◆ TASK BRIEF
From the first line of the data below through the line holding "['Be_thick', 'Al_thick', 'Ti_poly', 'Al_mesh', 'Gband']", output each line exactly and leave the pictures out.
(begin)
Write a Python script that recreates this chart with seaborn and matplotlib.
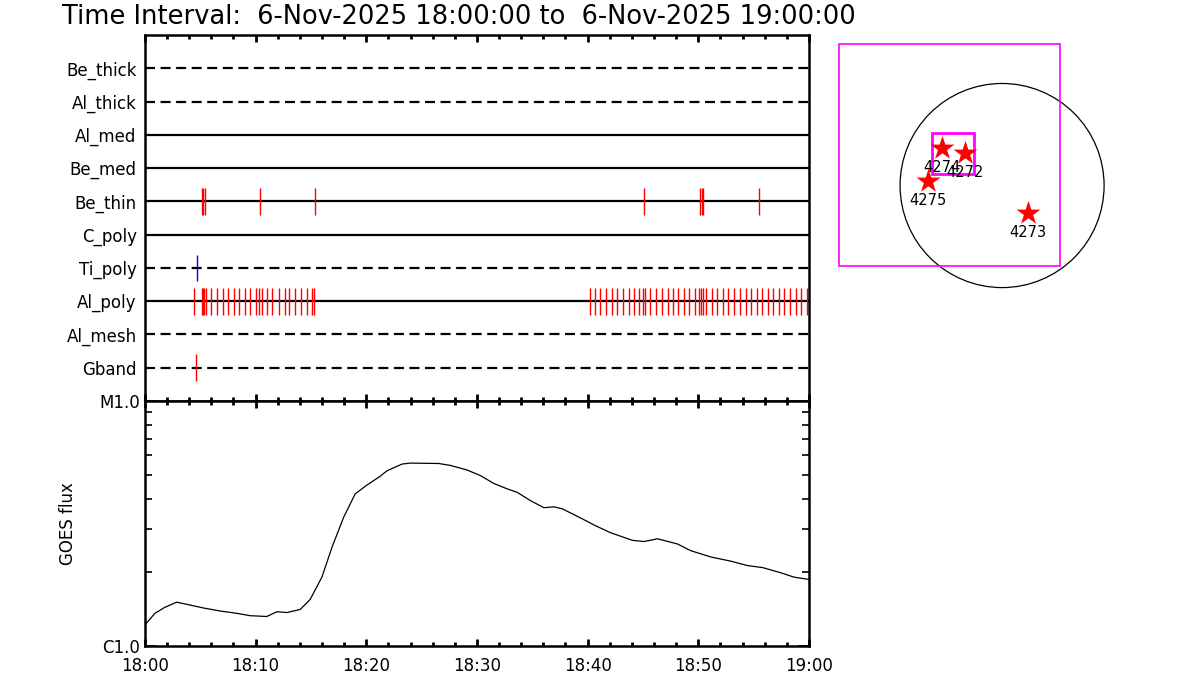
import matplotlib
matplotlib.use("Agg")
import matplotlib.pyplot as plt
from matplotlib.patches import Circle, Rectangle
from matplotlib.ticker import MultipleLocator, FixedLocator, NullFormatter
import seaborn as sns

# detector rows, listed top to bottom
detectors = ['Be_thick', 'Al_thick', 'Al_med', 'Be_med', 'Be_thin',
             'C_poly', 'Ti_poly', 'Al_poly', 'Al_mesh', 'Gband']
dashed_rows = ['Be_thick', 'Al_thick', 'Ti_poly', 'Al_mesh', 'Gband']

# event marks, minutes after 18:00
be_thin_min = [5.19, 5.28, 5.46, 10.43, 15.41, 45.10, 50.16, 50.32, 50.41, 55.51]
ti_poly_min = [4.73]
gband_min = [4.62]
al_poly_min = [4.46, 5.13, 5.22, 5.37, 5.55, 6.00, 6.54, 7.06, 7.54, 8.08, 8.53,
               9.08, 9.53, 10.07, 10.34, 10.62, 11.07, 11.52, 12.15, 12.61, 13.06,
               13.60, 14.14, 14.60, 15.14, 15.32,
               40.21, 40.66, 41.11, 41.66, 42.20, 42.65, 43.19, 43.74, 44.19, 44.64,
               45.00, 45.18, 45.64, 46.18, 46.72, 47.27, 47.72, 48.17, 48.71, 49.16,
               49.71, 50.07, 50.25, 50.43, 50.71, 51.25, 51.70, 52.24, 52.70, 53.24,
               53.78, 54.33, 54.78, 55.32, 55.77, 56.32, 56.77, 57.31, 57.76, 58.31,
               58.82, 59.30, 59.85]

# GOES flux curve (W/m^2)
goes_min = [0, 0.90, 1.81, 2.87, 3.77, 5.28, 6.79, 8.30, 9.50, 11.01, 11.92, 12.82,
            14.03, 14.93, 15.99, 16.90, 17.95, 19.00, 20.06, 21.20, 21.87, 23.23,
            23.98, 26.54, 27.60, 29.11, 30.32, 31.52, 32.73, 33.64, 34.84, 36.05,
            36.95, 37.71, 38.76, 40.12, 40.57, 42.08, 44.05, 45.10, 46.31, 48.12,
            49.32, 51.13, 52.94, 54.45, 55.81, 57.47, 58.67, 60.0]
goes_flux = [1.22e-6, 1.36e-6, 1.44e-6, 1.51e-6, 1.48e-6, 1.43e-6, 1.39e-6, 1.36e-6,
             1.33e-6, 1.32e-6, 1.38e-6, 1.37e-6, 1.41e-6, 1.55e-6, 1.91e-6, 2.53e-6,
             3.35e-6, 4.18e-6, 4.54e-6, 4.91e-6, 5.19e-6, 5.53e-6, 5.58e-6, 5.56e-6,
             5.46e-6, 5.23e-6, 4.96e-6, 4.61e-6, 4.38e-6, 4.24e-6, 3.92e-6, 3.67e-6,
             3.70e-6, 3.63e-6, 3.44e-6, 3.20e-6, 3.12e-6, 2.90e-6, 2.70e-6, 2.67e-6,
             2.74e-6, 2.61e-6, 2.45e-6, 2.31e-6, 2.22e-6, 2.13e-6, 2.09e-6, 1.99e-6,
             1.91e-6, 1.87e-6]

time_ticks = [0, 10, 20, 30, 40, 50, 60]
time_labels = ['18:00', '18:10', '18:20', '18:30', '18:40', '18:50', '19:00']
flux_ticks = [1e-6, 1e-5]
flux_labels = ['C1.0', 'M1.0']

# active regions on the disk (arcsec)
ar_nums = ['4274', '4272', '4275', '4273']
ar_x = [-562, -348, -699, 247]
ar_y = [350, 303, 45, -256]
sun_radius = 960
fov_big = [-1534, -760, 2080, 2089]    # x0, y0, width, height
fov_small = [-662, 108, 400, 390]

title = 'Time Interval:  6-Nov-2025 18:00:00 to  6-Nov-2025 19:00:00'

sns.set_style('ticks')
plt.rcParams['font.family'] = ['DejaVu Sans']
plt.rcParams['axes.linewidth'] = 1.8
for key in ['axes.edgecolor', 'text.color', 'xtick.color', 'ytick.color', 'axes.labelcolor']:
    plt.rcParams[key] = 'black'

fig = plt.figure(figsize=(12, 7), dpi=100)
fig.text(0.052, 0.976, title, fontsize=18.5, ha='left', va='center')

# --- top panel: detector event marks
ax = fig.add_axes([0.1208, 0.4271, 0.5533, 0.5229])
n = len(detectors)
for i, det in enumerate(detectors):
    y = n - i
    ls = (0, (4.5, 2.5)) if det in dashed_rows else '-'
    ax.hlines(y, 0, 60, color='black', lw=1.6, linestyles=ls)
events = {'Be_thin': (be_thin_min, 'red'), 'Ti_poly': (ti_poly_min, 'blue'),
          'Al_poly': (al_poly_min, 'red'), 'Gband': (gband_min, 'red')}
for det, (times, col) in events.items():
    y = n - detectors.index(det)
    ax.vlines(times, y - 0.4, y + 0.4, color=col, lw=1.0)
ax.set_xlim(0, 60)
ax.set_ylim(0, n + 1)
ax.set_yticks([n - i for i in range(n)])
ax.set_yticklabels(detectors, fontsize=12)
ax.tick_params(axis='y', length=0, pad=6)
ax.xaxis.set_major_locator(MultipleLocator(10))
ax.xaxis.set_minor_locator(MultipleLocator(2))
ax.tick_params(axis='x', which='both', direction='in', top=True, bottom=True,
               labelbottom=False, width=2)
ax.tick_params(axis='x', which='major', length=5)
ax.tick_params(axis='x', which='minor', length=3)

# --- bottom panel: GOES flux
ax2 = fig.add_axes([0.1208, 0.0771, 0.5533, 0.35])
sns.lineplot(x=goes_min, y=goes_flux, ax=ax2, color='black', lw=0.9)
ax2.set_yscale('log')
ax2.set_xlim(0, 60)
ax2.set_ylim(1e-6, 1e-5)
ax2.set_xticks(time_ticks)
ax2.set_xticklabels(time_labels, fontsize=12)
ax2.xaxis.set_minor_locator(MultipleLocator(2))
ax2.tick_params(axis='x', which='both', direction='in', top=True, bottom=True, width=2, pad=8)
ax2.tick_params(axis='x', which='major', length=5)
ax2.tick_params(axis='x', which='minor', length=3)
ax2.yaxis.set_major_locator(FixedLocator(flux_ticks))
ax2.set_yticklabels(flux_labels, fontsize=12)
ax2.yaxis.set_minor_locator(FixedLocator([k * 1e-6 for k in range(2, 10)]))
ax2.yaxis.set_minor_formatter(NullFormatter())
ax2.tick_params(axis='y', which='both', direction='in', left=True, right=True, width=1.2)
ax2.tick_params(axis='y', which='major', length=8)
ax2.tick_params(axis='y', which='minor', length=5)
ax2.set_ylabel('GOES flux', fontsize=12, labelpad=16)

# --- right panel: disk location
ax3 = fig.add_axes([0.6917, 0.5714, 0.2375, 0.3786])
ax3.add_patch(Circle((0, 0), sun_radius, fill=False, ec='black', lw=0.9))
ax3.add_patch(Rectangle(fov_big[:2], fov_big[2], fov_big[3], fill=False, ec='magenta', lw=1.2))
ax3.add_patch(Rectangle(fov_small[:2], fov_small[2], fov_small[3], fill=False, ec='magenta', lw=2))
sns.scatterplot(x=ar_x, y=ar_y, marker='*', s=330, color='red', linewidth=0, ax=ax3, zorder=3)
for num, x, y in zip(ar_nums, ar_x, ar_y):
    ax3.annotate(num, (x, y), xytext=(0, -14), textcoords='offset points',
                 ha='center', va='center', fontsize=10.5, zorder=4)
ax3.set_xlim(-1619, 1063)
ax3.set_ylim(-1077, 1416)
ax3.axis('off')

fig.savefig('out.png', dpi=100)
(end)
◆ PROBLEM SOLUTION
Write a Python script that recreates this chart with seaborn and matplotlib.
import matplotlib
matplotlib.use("Agg")
import matplotlib.pyplot as plt
from matplotlib.patches import Circle, Rectangle
from matplotlib.ticker import MultipleLocator, FixedLocator, NullFormatter
import seaborn as sns

# detector rows, listed top to bottom
detectors = ['Be_thick', 'Al_thick', 'Al_med', 'Be_med', 'Be_thin',
             'C_poly', 'Ti_poly', 'Al_poly', 'Al_mesh', 'Gband']
dashed_rows = ['Be_thick', 'Al_thick', 'Ti_poly', 'Al_mesh', 'Gband']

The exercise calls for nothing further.